------ Material provided ------

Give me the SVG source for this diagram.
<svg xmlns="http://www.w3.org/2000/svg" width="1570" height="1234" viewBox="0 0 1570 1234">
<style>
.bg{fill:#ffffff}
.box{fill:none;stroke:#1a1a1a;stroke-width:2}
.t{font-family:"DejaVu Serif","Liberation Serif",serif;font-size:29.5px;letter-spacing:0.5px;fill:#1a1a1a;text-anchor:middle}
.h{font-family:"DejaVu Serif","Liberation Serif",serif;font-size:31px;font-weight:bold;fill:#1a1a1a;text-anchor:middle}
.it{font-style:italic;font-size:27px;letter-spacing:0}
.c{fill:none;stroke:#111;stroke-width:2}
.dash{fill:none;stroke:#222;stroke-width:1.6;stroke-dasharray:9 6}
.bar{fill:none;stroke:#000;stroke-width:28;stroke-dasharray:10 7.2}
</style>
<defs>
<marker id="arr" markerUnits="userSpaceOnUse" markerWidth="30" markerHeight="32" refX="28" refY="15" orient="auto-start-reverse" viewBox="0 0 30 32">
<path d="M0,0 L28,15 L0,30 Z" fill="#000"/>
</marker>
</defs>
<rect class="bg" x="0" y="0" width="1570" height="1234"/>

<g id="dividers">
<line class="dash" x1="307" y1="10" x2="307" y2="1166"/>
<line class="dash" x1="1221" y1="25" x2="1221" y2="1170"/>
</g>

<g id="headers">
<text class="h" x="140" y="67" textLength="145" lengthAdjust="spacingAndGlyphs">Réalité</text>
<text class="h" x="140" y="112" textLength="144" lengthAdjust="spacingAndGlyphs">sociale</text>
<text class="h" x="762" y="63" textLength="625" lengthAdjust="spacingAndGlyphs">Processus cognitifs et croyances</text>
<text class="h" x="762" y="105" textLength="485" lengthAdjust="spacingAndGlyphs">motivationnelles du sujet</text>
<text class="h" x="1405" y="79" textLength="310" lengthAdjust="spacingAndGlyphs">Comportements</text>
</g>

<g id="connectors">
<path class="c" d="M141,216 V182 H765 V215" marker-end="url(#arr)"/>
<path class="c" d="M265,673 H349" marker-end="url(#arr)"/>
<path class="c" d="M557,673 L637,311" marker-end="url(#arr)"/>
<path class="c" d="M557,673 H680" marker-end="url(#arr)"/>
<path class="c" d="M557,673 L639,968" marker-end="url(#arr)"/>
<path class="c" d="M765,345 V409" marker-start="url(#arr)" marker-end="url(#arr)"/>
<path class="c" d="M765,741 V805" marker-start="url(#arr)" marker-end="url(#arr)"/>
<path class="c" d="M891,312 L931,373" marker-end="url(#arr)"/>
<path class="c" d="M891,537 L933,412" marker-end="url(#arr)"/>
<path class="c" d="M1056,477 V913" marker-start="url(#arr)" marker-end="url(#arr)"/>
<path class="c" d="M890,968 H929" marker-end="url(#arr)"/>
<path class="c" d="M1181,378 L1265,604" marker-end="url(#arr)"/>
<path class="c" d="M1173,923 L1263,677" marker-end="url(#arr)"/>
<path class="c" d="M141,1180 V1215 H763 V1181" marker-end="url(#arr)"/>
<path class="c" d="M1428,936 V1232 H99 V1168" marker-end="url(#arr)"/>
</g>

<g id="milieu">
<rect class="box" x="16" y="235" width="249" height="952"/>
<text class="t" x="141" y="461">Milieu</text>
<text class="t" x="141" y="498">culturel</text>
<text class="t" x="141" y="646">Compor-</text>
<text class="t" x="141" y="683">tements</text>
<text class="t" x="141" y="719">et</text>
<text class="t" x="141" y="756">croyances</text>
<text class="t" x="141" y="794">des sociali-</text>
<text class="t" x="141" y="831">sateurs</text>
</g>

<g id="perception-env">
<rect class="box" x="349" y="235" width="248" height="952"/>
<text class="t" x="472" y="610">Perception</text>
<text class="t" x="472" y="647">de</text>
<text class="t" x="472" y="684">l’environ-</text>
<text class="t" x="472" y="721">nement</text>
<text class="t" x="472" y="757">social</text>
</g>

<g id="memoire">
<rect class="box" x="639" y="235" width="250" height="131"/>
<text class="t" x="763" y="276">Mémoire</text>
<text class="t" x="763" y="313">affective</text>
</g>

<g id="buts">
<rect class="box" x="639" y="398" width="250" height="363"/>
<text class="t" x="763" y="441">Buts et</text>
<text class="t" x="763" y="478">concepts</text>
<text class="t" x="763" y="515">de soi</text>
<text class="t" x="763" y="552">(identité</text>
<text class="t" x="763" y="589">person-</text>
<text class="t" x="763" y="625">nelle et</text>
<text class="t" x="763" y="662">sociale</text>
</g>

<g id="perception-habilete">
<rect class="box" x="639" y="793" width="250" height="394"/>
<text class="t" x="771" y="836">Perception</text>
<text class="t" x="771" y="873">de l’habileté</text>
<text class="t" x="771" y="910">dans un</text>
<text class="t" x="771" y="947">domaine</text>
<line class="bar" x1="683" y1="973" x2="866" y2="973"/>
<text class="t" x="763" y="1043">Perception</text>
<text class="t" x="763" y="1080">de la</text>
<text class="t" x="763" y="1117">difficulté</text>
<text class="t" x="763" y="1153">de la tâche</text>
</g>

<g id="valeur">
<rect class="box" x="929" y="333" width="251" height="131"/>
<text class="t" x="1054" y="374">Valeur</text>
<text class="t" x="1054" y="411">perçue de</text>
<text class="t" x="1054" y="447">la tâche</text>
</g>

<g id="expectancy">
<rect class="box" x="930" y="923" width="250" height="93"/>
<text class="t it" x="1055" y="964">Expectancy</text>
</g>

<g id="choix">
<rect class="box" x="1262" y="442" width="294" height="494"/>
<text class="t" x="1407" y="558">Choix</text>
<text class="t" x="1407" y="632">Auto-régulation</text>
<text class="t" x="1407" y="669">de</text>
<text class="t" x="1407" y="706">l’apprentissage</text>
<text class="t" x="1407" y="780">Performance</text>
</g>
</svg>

------

■ Written request ■
Extract the whole listing, character for character.

■ Exercise solution ■
Give me the SVG source for this diagram.
<svg xmlns="http://www.w3.org/2000/svg" width="1570" height="1234" viewBox="0 0 1570 1234">
<style>
.bg{fill:#ffffff}
.box{fill:none;stroke:#1a1a1a;stroke-width:2}
.t{font-family:"DejaVu Serif","Liberation Serif",serif;font-size:29.5px;letter-spacing:0.5px;fill:#1a1a1a;text-anchor:middle}
.h{font-family:"DejaVu Serif","Liberation Serif",serif;font-size:31px;font-weight:bold;fill:#1a1a1a;text-anchor:middle}
.it{font-style:italic;font-size:27px;letter-spacing:0}
.c{fill:none;stroke:#111;stroke-width:2}
.dash{fill:none;stroke:#222;stroke-width:1.6;stroke-dasharray:9 6}
.bar{fill:none;stroke:#000;stroke-width:28;stroke-dasharray:10 7.2}
</style>
<defs>
<marker id="arr" markerUnits="userSpaceOnUse" markerWidth="30" markerHeight="32" refX="28" refY="15" orient="auto-start-reverse" viewBox="0 0 30 32">
<path d="M0,0 L28,15 L0,30 Z" fill="#000"/>
</marker>
</defs>
<rect class="bg" x="0" y="0" width="1570" height="1234"/>

<g id="dividers">
<line class="dash" x1="307" y1="10" x2="307" y2="1166"/>
<line class="dash" x1="1221" y1="25" x2="1221" y2="1170"/>
</g>

<g id="headers">
<text class="h" x="140" y="67" textLength="145" lengthAdjust="spacingAndGlyphs">Réalité</text>
<text class="h" x="140" y="112" textLength="144" lengthAdjust="spacingAndGlyphs">sociale</text>
<text class="h" x="762" y="63" textLength="625" lengthAdjust="spacingAndGlyphs">Processus cognitifs et croyances</text>
<text class="h" x="762" y="105" textLength="485" lengthAdjust="spacingAndGlyphs">motivationnelles du sujet</text>
<text class="h" x="1405" y="79" textLength="310" lengthAdjust="spacingAndGlyphs">Comportements</text>
</g>

<g id="connectors">
<path class="c" d="M141,216 V182 H765 V215" marker-end="url(#arr)"/>
<path class="c" d="M265,673 H349" marker-end="url(#arr)"/>
<path class="c" d="M557,673 L637,311" marker-end="url(#arr)"/>
<path class="c" d="M557,673 H680" marker-end="url(#arr)"/>
<path class="c" d="M557,673 L639,968" marker-end="url(#arr)"/>
<path class="c" d="M765,345 V409" marker-start="url(#arr)" marker-end="url(#arr)"/>
<path class="c" d="M765,741 V805" marker-start="url(#arr)" marker-end="url(#arr)"/>
<path class="c" d="M891,312 L931,373" marker-end="url(#arr)"/>
<path class="c" d="M891,537 L933,412" marker-end="url(#arr)"/>
<path class="c" d="M1056,477 V913" marker-start="url(#arr)" marker-end="url(#arr)"/>
<path class="c" d="M890,968 H929" marker-end="url(#arr)"/>
<path class="c" d="M1181,378 L1265,604" marker-end="url(#arr)"/>
<path class="c" d="M1173,923 L1263,677" marker-end="url(#arr)"/>
<path class="c" d="M141,1180 V1215 H763 V1181" marker-end="url(#arr)"/>
<path class="c" d="M1428,936 V1232 H99 V1168" marker-end="url(#arr)"/>
</g>

<g id="milieu">
<rect class="box" x="16" y="235" width="249" height="952"/>
<text class="t" x="141" y="461">Milieu</text>
<text class="t" x="141" y="498">culturel</text>
<text class="t" x="141" y="646">Compor-</text>
<text class="t" x="141" y="683">tements</text>
<text class="t" x="141" y="719">et</text>
<text class="t" x="141" y="756">croyances</text>
<text class="t" x="141" y="794">des sociali-</text>
<text class="t" x="141" y="831">sateurs</text>
</g>

<g id="perception-env">
<rect class="box" x="349" y="235" width="248" height="952"/>
<text class="t" x="472" y="610">Perception</text>
<text class="t" x="472" y="647">de</text>
<text class="t" x="472" y="684">l’environ-</text>
<text class="t" x="472" y="721">nement</text>
<text class="t" x="472" y="757">social</text>
</g>

<g id="memoire">
<rect class="box" x="639" y="235" width="250" height="131"/>
<text class="t" x="763" y="276">Mémoire</text>
<text class="t" x="763" y="313">affective</text>
</g>

<g id="buts">
<rect class="box" x="639" y="398" width="250" height="363"/>
<text class="t" x="763" y="441">Buts et</text>
<text class="t" x="763" y="478">concepts</text>
<text class="t" x="763" y="515">de soi</text>
<text class="t" x="763" y="552">(identité</text>
<text class="t" x="763" y="589">person-</text>
<text class="t" x="763" y="625">nelle et</text>
<text class="t" x="763" y="662">sociale</text>
</g>

<g id="perception-habilete">
<rect class="box" x="639" y="793" width="250" height="394"/>
<text class="t" x="771" y="836">Perception</text>
<text class="t" x="771" y="873">de l’habileté</text>
<text class="t" x="771" y="910">dans un</text>
<text class="t" x="771" y="947">domaine</text>
<line class="bar" x1="683" y1="973" x2="866" y2="973"/>
<text class="t" x="763" y="1043">Perception</text>
<text class="t" x="763" y="1080">de la</text>
<text class="t" x="763" y="1117">difficulté</text>
<text class="t" x="763" y="1153">de la tâche</text>
</g>

<g id="valeur">
<rect class="box" x="929" y="333" width="251" height="131"/>
<text class="t" x="1054" y="374">Valeur</text>
<text class="t" x="1054" y="411">perçue de</text>
<text class="t" x="1054" y="447">la tâche</text>
</g>

<g id="expectancy">
<rect class="box" x="930" y="923" width="250" height="93"/>
<text class="t it" x="1055" y="964">Expectancy</text>
</g>

<g id="choix">
<rect class="box" x="1262" y="442" width="294" height="494"/>
<text class="t" x="1407" y="558">Choix</text>
<text class="t" x="1407" y="632">Auto-régulation</text>
<text class="t" x="1407" y="669">de</text>
<text class="t" x="1407" y="706">l’apprentissage</text>
<text class="t" x="1407" y="780">Performance</text>
</g>
</svg>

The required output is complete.